In Timothy Keller’s The Reason for God, he says, “The stories that always seem to move us most deeply are those in which someone faces irremediable loss or death in order to bring life to someone else.”
A light-hearted moment in the 1938 movie Angels with Dirty Faces occurs early on, during a basketball game among the hoodlum teens. Father Jerry, played by Pat O’Brian, attempts to instill some order in a game where the teens roughhouse and ignore every rule. James Cagney as Rocky Sullivan steps in and plays referee. Recently released from jail, and boyhood friend to Father Jerry, the celebrity gangster shows a few roughhouse tricks of his own—tripping, slapping, and punching the kids and calling fouls. He forces the young hoods to finally play by the rules.
Angels with Dirty Faces was made for the season of Lent—sacrifice and redemption.
Rocky Sullivan’s behavior with the street toughs impresses the priest, who believes he might be turning a corner. There’s even a choir scene at church where Cagney’s face lights up with the memory of singing as a young boy. Is there a Lenten vow building? Possibly, but it’ll be fulfilled in a terrifying way. Unlike Father Jerry’s optimism, Rocky’s love interest, actress Ann Sheridan, remains skeptical, yet her doubts do not stop her from getting closer to him like the wayward boys who idolize him.
Cagney’s ruthlessness finally explodes against the other gangsters who target him for death. He’s a step ahead of his assassins and wipes them out, along with a few cops. The boys of the old neighborhood follow the trial, excited that Rocky sits in jail tough as ever. He’s to be executed, and he takes the verdict full of swagger and smiles. Huddled around the newspaper, one of the boys tell the rest that Rocky will spit in their eye as he’s being strapped in the chair. In Father Jerry’s last meeting with Rocky, he tells his doomed friend:
“I want you to let them down. You see, you’ve been a hero to these kids, and hundreds of others all through your life—and now you’re going to be glorified in death, and I want to prevent that, Rocky. They’ve got to despise your memory. They’ve got to be ashamed of you.”
Cagney rejects the plan out right:
“You asking me to pull an act, turn yellow, so those kids will think I’m no good? You ask me to throw away the only thing I got left, to crawl on my belly, the last thing I do—nothing doing!”
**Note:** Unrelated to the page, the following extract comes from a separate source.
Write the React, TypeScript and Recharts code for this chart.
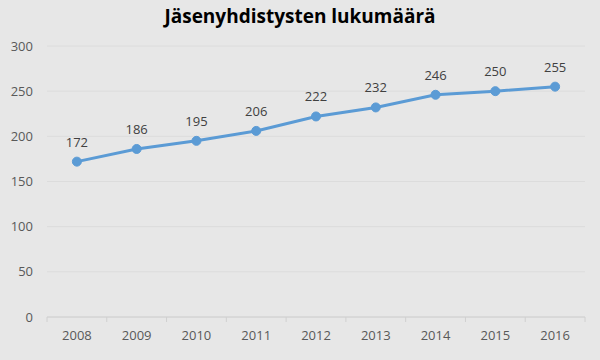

Yet, on the way to the electric chair, Rocky breaks down, begging for mercy, crying not to be put to death. He betrays his former self right up to the moment the switch is thrown.
In the last scene, in the basement of their hangout, the boys quietly stare at the newspaper headline--Coward, and scan all the gory moments of Rocky’s disintegration. Gathering their strength, the boys reject the news. They boast to each other of Rocky’s power, like no other man. When Father Jerry arrives, stopping halfway down the stairs, he tells the boys that it’s all true, every word. Rocky Sullivan died a coward.
Rocky gives his life for the dead-end kids. He goes to death “naked,” rendered faceless, and the boys now have a chance to be saved from a life of crime. Father Jerry will be there to walk them away from their sadness and idolatry.
Recently, a visiting priest at our parish said in his homily that when Christ calls out to the fishermen Simon and Andrew to come follow him, they did not act impulsively by immediately dropping their nets, becoming his disciples. The priest said that the fishermen were already primed to accept Christ who had been preaching throughout Galilee, the synagogues, and along the Jordan River. Christ had already stirred the hearts of the future apostles.
Rocky’s primed to save those boys from ruination. Earlier in the movie, Father Jerry says he’s going to topple all the dirty politicians and gangsters in the city. Rocky just laughs, glances down, smiling his wise-ass smile, and I sensed that this fast-on-his-feet hoodlum is hearing another voice, he’s being primed.
On the way to the electric chair, Christ beckons, and Rocky hears the call. In his last moments Rocky Sullivan hears the call of a greater life, as did the apostles.